ARABY, not rated, Violet Crown,
Cristiano (Aristides de Sousa) is so inconsequential that we don’t even know that this movie is about him until somewhere around the 20-minute mark. Up until then, it seems to be about a lonely teenager named André (Murilo Caliari), who takes care of his little brother in the absence of their parents, who are always off traveling. Their aunt Márcia (Gláucia Vandeveld) stops in a few times a week to check on the boys.
When Cristiano, a laborer at the factory where Márcia works as a nurse, is felled by an industrial accident, she sends André to his apartment to collect some clothes and his ID. There the boy stumbles upon a notebook with jottings by Cristiano about his life. As he sits down to read it, about as far into the film proportionally as it comes in this review, the main title appears, and we pick up Cristiano’s story.
It’s a bleak life. Brazilian writer-directors João Dumans and Affonso Uchôa relate it with glum despair, fashioning long slow passages that describe the hopeless dead-end jobs available to Cristiano and men like him (picking fruit, factory labor), and the futility of standing up for his rights as a human being. He’s done a bit of time in jail for a foolish choice as a young man. But life itself is a jail, with no possibility of parole.
At one job in a textile mill, he meets Ana (Renata Cabral). They have an affair, but it ends, and he moves on. She writes him to declare her continuing love, but although she is the one good thing that has ever happened to him, he can’t manage to respond in kind.

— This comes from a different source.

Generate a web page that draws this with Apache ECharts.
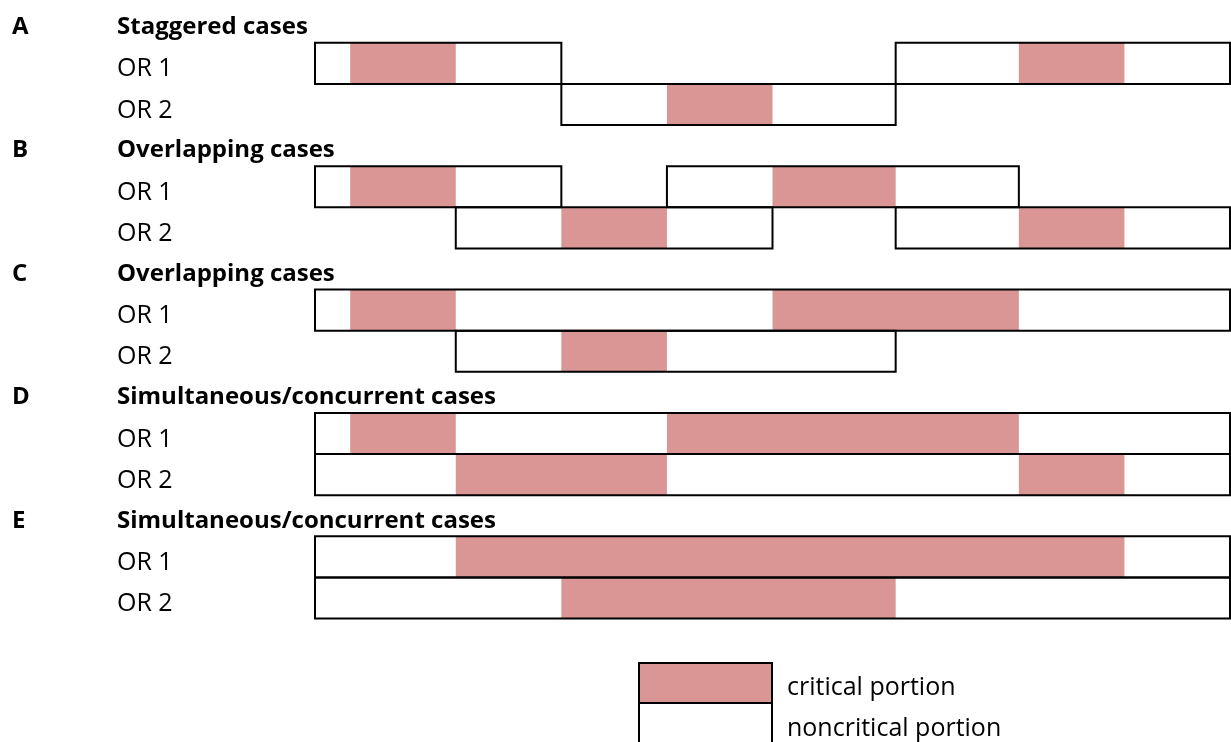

A ’60s folk blues that plays over the opening scene of the movie declares, “Wherever I have gone, the blues are all the same.” Cristiano’s story is every person’s story, wherever they are poor and downtrodden. The film’s title comes from a joke one of his working buddies tells about an Arab laborer. The punchline has to do with a desert full of sand. For Cristiano, beautifully and sensitively played by de Sousa, his own life has no more distinction or aspiration than one of those grains of sand.